(Photo by Keith Gillett/Icon Sportswire)
In what was one of the most endearing trades of all-time, the St. Louis Cardinals sent outfielder Stephen Piscotty to the Oakland A’s last December for Max Schrock and Yairo Munoz. The trade was done primarily to allow Piscotty to live closer to his mother, who passed away from ALS on May 6. It was a touching move, and lead to a very heartwarming moment when Piscotty received a standing ovation in his first game after her passing.
Setting that aside, most have considered Piscotty’s performance this season a disappointment. He’s hitting .249 with a career-low .318 on-base percentage and six home runs. While that’s nothing special, his recent performance has him on the up-swing, and makes him worth a look in 12-team leagues.
June has been a very, very kind month to Piscotty. He is currently sporting a .308/.395/.523 line with three home runs. He has a .392 wOBA and a 155 wRC+. This is coming off a ghastly May that saw the right fielder hit .160 with a 24.1% strikeout rate and just a 5.1% walk rate. It’s certainly plausible that Piscotty’s struggles in May were because his head may not have been completely in the game.
June is the first month that Piscotty has really put together the perfect formula of launch angle and exit velocity. In March/April Piscotty was hitting line drives at a solid 24.1% clip, but only had a 34.2% hard hit rate. In May he posted a 46.4% hard-hit rate – but only hit line drives 14.3% of the time.
Now that June has rolled around, Piscotty is doing his best Goldilocks impression: the formula is juuuuust right. He is sporting a 24% line drive rate and a 42% hard hit rate, a perfect recipe for success.
So Piscotty found his porridge in June, putting together just the right amount of launch angle and exit velocity to have a torrid stretch. The million dollar question, however, is if this type of production is sustainable and if so, what he’s worth in fantasy formats?
Piscotty’s exit velocity sits at 88.3 miles per hour, his highest mark since 2015 but only slightly above the league average of 87.3. In fact, his exit velocity is tied with Ben Gamel and Ben Zobrist, who aren’t exactly lighting the baseball world on fire with the stick this season. He does a better job of barreling the ball up than those two, boasting a 5.3 BRL/PA, which ties him with Trea Turner and Albert Pujols.
While Piscotty has succeeded at barreling the ball up, he is still hitting too many balls on the ground, as seen below.

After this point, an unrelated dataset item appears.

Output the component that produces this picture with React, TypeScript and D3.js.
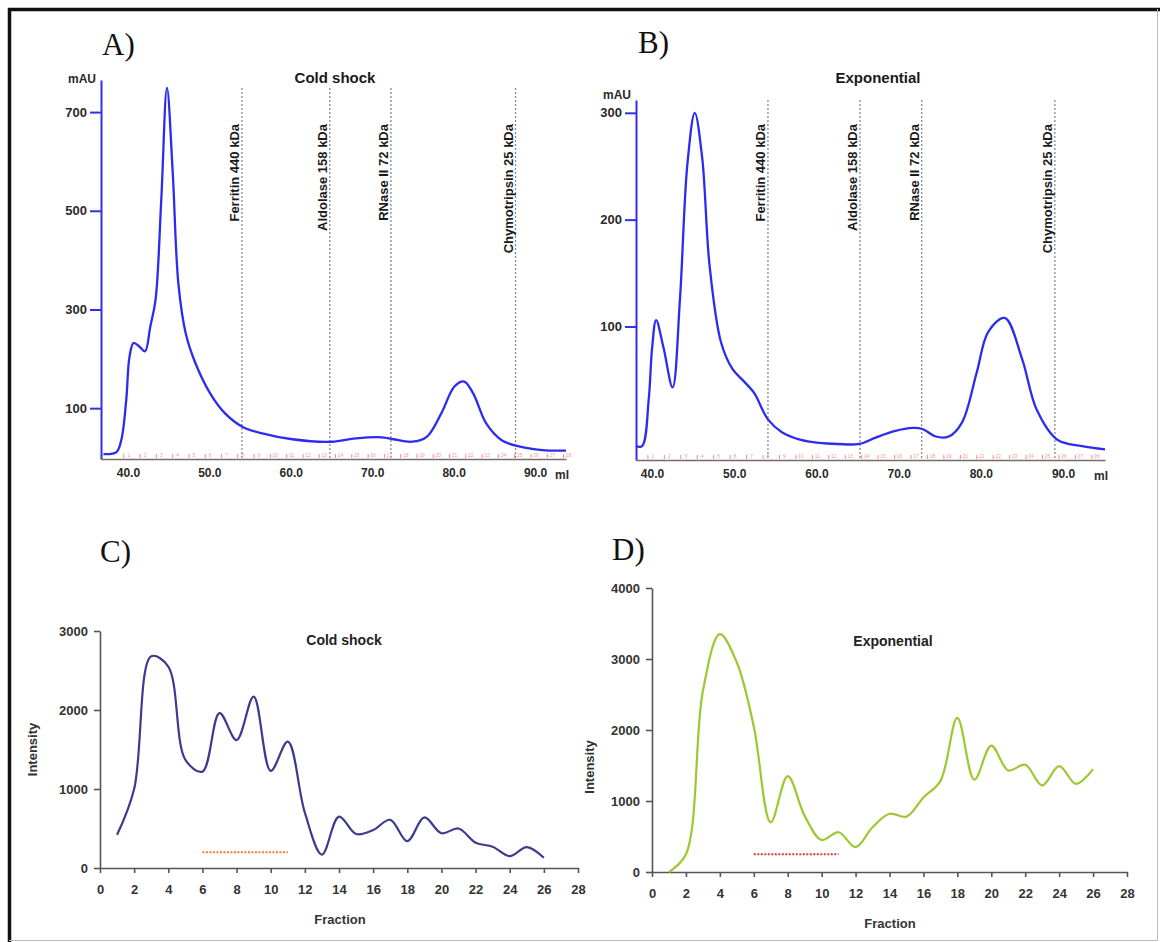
import React from 'react';
import * as d3 from 'd3';

// A) / B) size exclusion runs, absorbance (mAU) against elution volume (ml)
const mlColdShock = [37.0, 38.6, 39.2, 39.8, 40.2, 40.7, 41.4, 42.1, 42.75, 43.4, 44.1, 44.8, 45.5, 46.2, 47.1, 48.3, 50.1, 51.9, 54.1, 56.5, 60.2, 65.0, 68.0, 71.2, 72.6, 74.9, 76.7, 78.5, 80.1, 81.3, 82.4, 84.0, 85.9, 87.9, 90.9, 93.8];
const mauColdShock = [7, 11, 36, 117, 204, 232, 225, 215, 265, 320, 522, 749, 580, 353, 252, 191, 130, 90, 62, 49, 37, 32, 39, 41, 37, 32, 42, 90, 144, 154, 130, 69, 35, 23, 15, 14];

const mlExponential = [38.05, 38.8, 39.6, 40.0, 40.5, 41.4, 42.5, 43.4, 44.3, 45.2, 46.1, 47.0, 48.4, 49.8, 51.0, 52.4, 54.1, 55.8, 58.0, 60.3, 62.6, 65.2, 67.2, 69.5, 71.7, 72.9, 74.5, 76.1, 77.7, 79.5, 80.9, 82.9, 85.0, 86.8, 89.3, 92.3, 95.1];
const mauExponential = [-12, -12, 32, 79, 106, 80, 43, 126, 252, 300, 258, 157, 85, 60, 50, 38, 13, 1, -6, -9, -10, -10, -4, 2, 5, 4, -3, -3, 10, 57, 95, 108, 70, 22, -6, -12, -15];

const standards = ['Ferritin 440 kDa', 'Aldolase 158 kDa', 'RNase II 72 kDa', 'Chymotripsin 25 kDa'];
const standardsMlA = [54.0, 64.8, 72.3, 87.6];
const standardsMlB = [54.1, 65.3, 72.8, 89.0];

const fractionMl = [39.5, 41.5, 43.5, 45.5, 47.5, 49.5, 51.5, 53.5, 55.5, 57.5, 59.5, 61.5, 63.5, 65.5, 67.5, 69.5, 71.5, 73.5, 75.5, 77.5, 79.5, 81.5, 83.5, 85.5, 87.5, 89.5, 91.5, 93.5];

const mlTicks = [40, 50, 60, 70, 80, 90];
const mauTicksA = [100, 300, 500, 700];
const mauTicksB = [100, 200, 300];

// C) / D) intensity per collected fraction
const fractions = [1, 2, 3, 4, 5, 6, 7, 8, 9, 10, 11, 12, 13, 14, 15, 16, 17, 18, 19, 20, 21, 22, 23, 24, 25, 26];
const intensityColdShock = [420, 1000, 2680, 2550, 1370, 1220, 1960, 1620, 2170, 1230, 1600, 700, 170, 650, 430, 480, 610, 340, 640, 440, 500, 320, 270, 150, 265, 130];
const intensityExponential = [0, 250, 2550, 3350, 2950, 2050, 700, 1350, 790, 450, 560, 350, 630, 820, 780, 1050, 1280, 2170, 1300, 1780, 1430, 1510, 1220, 1490, 1240, 1450];

const fractionTicks = [0, 2, 4, 6, 8, 10, 12, 14, 16, 18, 20, 22, 24, 26, 28];
const intensityTicksC = [0, 1000, 2000, 3000];
const intensityTicksD = [0, 1000, 2000, 3000, 4000];
const pooledRange = [6, 11];
const pooledLevelC = 200;
const pooledLevelD = 250;

const SANS = 'Liberation Sans, Arial, sans-serif';
const SERIF = 'Liberation Serif, Times New Roman, serif';

type Sel = d3.Selection<SVGGElement, unknown, null, undefined>;

const drawChromatogram = (g: Sel, o: any) => {
  const {x, y, ml, mau, stdMl, yTicks, title, titleX} = o;
  const [y0, y1] = y.range();
  const [x0, x1] = x.range();

  // standards
  stdMl.forEach((v: number, i: number) => {
    g.append('line')
      .attr('x1', x(v)).attr('x2', x(v))
      .attr('y1', y1 + o.markTop).attr('y2', y0)
      .attr('stroke', '#8a8a8a').attr('stroke-width', 1.3)
      .attr('stroke-dasharray', '2,2');
    g.append('text')
      .attr('transform', `translate(${x(v) - 3},124) rotate(-90)`)
      .attr('text-anchor', 'end')
      .attr('font-family', SANS).attr('font-size', 13).attr('font-weight', 'bold')
      .attr('fill', '#1a1a1a')
      .text(standards[i]);
  });

  // fraction marks along the base
  fractionMl.filter(v => v <= x.domain()[1]).forEach((v, i) => {
    g.append('line')
      .attr('x1', x(v)).attr('x2', x(v))
      .attr('y1', y0 - 5).attr('y2', y0 - 1)
      .attr('stroke', '#f08a8a').attr('stroke-width', 1);
    g.append('text')
      .attr('x', x(v) + 5).attr('y', y0 - 2)
      .attr('text-anchor', 'middle')
      .attr('font-family', SANS).attr('font-size', 5)
      .attr('fill', '#f29a9a')
      .text(i + 1);
  });

  const axisY = g.append('g')
    .attr('transform', `translate(${x0},0)`)
    .call(d3.axisLeft(y).tickValues(yTicks).tickSize(11).tickSizeOuter(0).tickPadding(3).tickFormat(d3.format('d')));
  axisY.select('.domain').attr('stroke', '#3030e8').attr('stroke-width', 2);
  axisY.selectAll('.tick line').attr('stroke', '#3030e8').attr('stroke-width', 2);
  axisY.selectAll('.tick text').attr('fill', '#2a2a2a');
  axisY.attr('font-family', SANS).attr('font-size', 13).attr('font-weight', 'bold');

  const axisX = g.append('g')
    .attr('transform', `translate(0,${y0})`)
    .call(d3.axisBottom(x).tickValues(mlTicks).tickSize(0).tickSizeOuter(0).tickPadding(9).tickFormat(d3.format('.1f')));
  axisX.select('.domain').attr('stroke', '#7a6a6a').attr('stroke-width', 1.5);
  axisX.selectAll('.tick text').attr('fill', '#2a2a2a');
  axisX.attr('font-family', SANS).attr('font-size', 12).attr('font-weight', 'bold');

  g.append('text')
    .attr('x', x1 - 4).attr('y', y0 + 20)
    .attr('text-anchor', 'middle')
    .attr('font-family', SANS).attr('font-size', 12).attr('font-weight', 'bold').attr('fill', '#2a2a2a')
    .text('ml');

  g.append('text')
    .attr('x', x0 - 5).attr('y', y1 + o.mauDy)
    .attr('text-anchor', 'end')
    .attr('font-family', SANS).attr('font-size', 12).attr('font-weight', 'bold').attr('fill', '#2a2a2a')
    .text('mAU');

  g.append('text')
    .attr('x', titleX).attr('y', 83)
    .attr('text-anchor', 'middle')
    .attr('font-family', SANS).attr('font-size', 15).attr('font-weight', 'bold').attr('fill', '#1a1a1a')
    .text(title);

  const line = d3.line<number>()
    .x((d, i) => x(ml[i]))
    .y(d => y(d))
    .curve(d3.curveCatmullRom.alpha(0.5));

  g.append('path')
    .attr('d', line(mau))
    .attr('fill', 'none')
    .attr('stroke', '#2c2cf0')
    .attr('stroke-width', 2.3);
};

const drawFractions = (g: Sel, o: any) => {
  const {x, y, values, yTicks, color, poolColor, poolLevel, title, titleX} = o;
  const [y0, y1] = y.range();
  const [x0] = x.range();

  const axisY = g.append('g')
    .attr('transform', `translate(${x0},0)`)
    .call(d3.axisLeft(y).tickValues(yTicks).tickSize(6).tickSizeOuter(0).tickPadding(6).tickFormat(d3.format('d')));
  const axisX = g.append('g')
    .attr('transform', `translate(0,${y0})`)
    .call(d3.axisBottom(x).tickValues(fractionTicks).tickSize(5).tickSizeOuter(0).tickPadding(12));

  [axisY, axisX].forEach(a => {
    a.attr('font-family', SANS).attr('font-size', 13).attr('font-weight', 'bold');
    a.select('.domain').attr('stroke', '#555').attr('stroke-width', 1.6);
    a.selectAll('.tick line').attr('stroke', '#555').attr('stroke-width', 1.6);
    a.selectAll('.tick text').attr('fill', '#333');
  });

  g.append('text')
    .attr('x', o.fractionX).attr('y', y0 + 56)
    .attr('text-anchor', 'middle')
    .attr('font-family', SANS).attr('font-size', 13).attr('font-weight', 'bold').attr('fill', '#333')
    .text('Fraction');

  g.append('text')
    .attr('transform', `translate(${o.labelX},${(y0 + y1) / 2 + o.labelDy}) rotate(-90)`)
    .attr('text-anchor', 'middle')
    .attr('font-family', SANS).attr('font-size', 13).attr('font-weight', 'bold').attr('fill', '#333')
    .text('Intensity');

  g.append('text')
    .attr('x', titleX).attr('y', o.titleY)
    .attr('text-anchor', 'middle')
    .attr('font-family', SANS).attr('font-size', 14).attr('font-weight', 'bold').attr('fill', '#222')
    .text(title);

  g.append('line')
    .attr('x1', x(pooledRange[0])).attr('x2', x(pooledRange[1]))
    .attr('y1', y(poolLevel)).attr('y2', y(poolLevel))
    .attr('stroke', poolColor).attr('stroke-width', 2)
    .attr('stroke-dasharray', '2,1.5');

  const line = d3.line<number>()
    .x((d, i) => x(fractions[i]))
    .y(d => y(d))
    .curve(d3.curveCatmullRom.alpha(0.5));

  g.append('path')
    .attr('d', line(values))
    .attr('fill', 'none')
    .attr('stroke', color)
    .attr('stroke-width', 2.2);
};

export default function App() {
  const ref = React.useRef<SVGSVGElement>(null);

  React.useEffect(() => {
    if (!ref.current) return;
    const svg = d3.select(ref.current);
    svg.selectAll('*').remove();

    svg.append('rect').attr('width', 1160).attr('height', 942).attr('fill', '#fff');

    // frame
    svg.append('path').attr('d', 'M9.5,942 V9.5 H1160').attr('fill', 'none').attr('stroke', '#111').attr('stroke-width', 3.5);
    svg.append('path').attr('d', 'M1157.5,9 V940.5 H9').attr('fill', 'none').attr('stroke', '#bbb').attr('stroke-width', 1);

    const panelLabels = [['A)', 102, 55], ['B)', 638, 53], ['C)', 100, 562], ['D)', 612, 560]];
    panelLabels.forEach(([t, px, py]) => {
      svg.append('text')
        .attr('x', px).attr('y', py)
        .attr('font-family', SERIF).attr('font-size', 31)
        .attr('fill', '#111')
        .text(t as string);
    });

    drawChromatogram(svg.append('g'), {
      x: d3.scaleLinear().domain([36.7, 93.8]).range([101, 566]),
      y: d3.scaleLinear().domain([-3, 765]).range([459, 80]),
      ml: mlColdShock, mau: mauColdShock, stdMl: standardsMlA,
      yTicks: mauTicksA, title: 'Cold shock', titleX: 335, markTop: 8, mauDy: 3,
    });

    drawChromatogram(svg.append('g'), {
      x: d3.scaleLinear().domain([38.05, 95.1]).range([636, 1105]),
      y: d3.scaleLinear().domain([-25, 312]).range([460, 100]),
      ml: mlExponential, mau: mauExponential, stdMl: standardsMlB,
      yTicks: mauTicksB, title: 'Exponential', titleX: 878, markTop: 0, mauDy: -1,
    });

    drawFractions(svg.append('g'), {
      x: d3.scaleLinear().domain([0, 28]).range([100, 578]),
      y: d3.scaleLinear().domain([0, 3000]).range([868, 631]),
      values: intensityColdShock, yTicks: intensityTicksC,
      color: '#3b3b8f', poolColor: '#f07a3a', poolLevel: pooledLevelC,
      title: 'Cold shock', titleX: 344, titleY: 645, labelX: 37, labelDy: 0, fractionX: 340,
    });

    drawFractions(svg.append('g'), {
      x: d3.scaleLinear().domain([0, 28]).range([652, 1127]),
      y: d3.scaleLinear().domain([0, 4000]).range([872, 588]),
      values: intensityExponential, yTicks: intensityTicksD,
      color: '#9cc92f', poolColor: '#e23a2a', poolLevel: pooledLevelD,
      title: 'Exponential', titleX: 893, titleY: 646, labelX: 594, labelDy: 37, fractionX: 890,
    });
  }, []);

  return (
    <svg ref={ref} width={1160} height={942} style={{position: 'absolute', left: 0, top: 0}} />
  );
}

Another concern for Piscotty is his diminishing walk rate. Piscotty walked at a 13% clip last season, a number that is down to 7.9% this season. That is identical to his walk rate in both 2015 and 2016 however, so it’s looking more and more like 2017 was the abberation. Still, Piscotty has the worst o-swing rate (34.7%) and swinging strike rate (12.7%) of his career this season. Unless he can recover some of his plate discipline skills from last season, his OBP will hover around the .320 range. That makes him a tougher sell in OBP formats.
Overall, there’s enough evidence to suggest that Piscotty is at least worth consideration in 12-teamers. He won’t continue to hit .310 all season like he has in June, but he could easily be a .260 hitter going forward, with plenty of line drives. He should finish the year with around 15-18 home runs, although I don’t think he will match his career high of 22 as long as he’s playing in Oakland.
If only it was as simple as wanting to put together the perfect formula of launch angle and exit velocity… As for barrels, its not about barrelling the ball up – I don’t think most people know what barrels actually represent. Barrels is simply a combination of launch angle and exit velocity. You could hit balls on the barrel all day long but if the launch angle isn’t within a range, it won’t get counted as a barrel. Ironically, most guys probably actually miss it a bit to get into the right launch angle range. If he was in fact barreling it up he would have higher exit velocities. I like to think of barrels as a proxy for XBH, which is basically what it is. Given his power and lack of EV, I would wager that he isn’t hitting a lot of balls well – which is what you would probably think a barrel would be. Sounds like he is getting lucky to me on all accounts. Barrels are a lousy way to measure success IMO. Unsustainable luck often coincides with barrels. Greg Polanco was generating a lot of barrels early this season as an example. I am sure the best hitters generate a lot of barrels (as well as every other measurable), but I haven’t seen evidence that they tell you much other than a guy hit some balls well which is going to happen for everyone. Its not immune to SSS and I don’t know that is is predictive of anything. I think we agree on the value of Piscotty, but I like to take shots at barrels when I get the chance as a PSA. There is a lot of confusion about what it represents – baseball people think it means what it doesn’t – it really should ahve a different name because it has nothing to do with barreling the ball. I would call a barrel a piss-rocket right back at the pitchers head, but that wouldn’t be a barrel because the LA is too low. You could also murder a one hopper through the infield off the barrel and that wouldn’t be a barrel either. In the real world barrel is synonymous with high quality contact, without any regard for LA, which is not what the stat represents.
Do you think the Cardinals will take him back?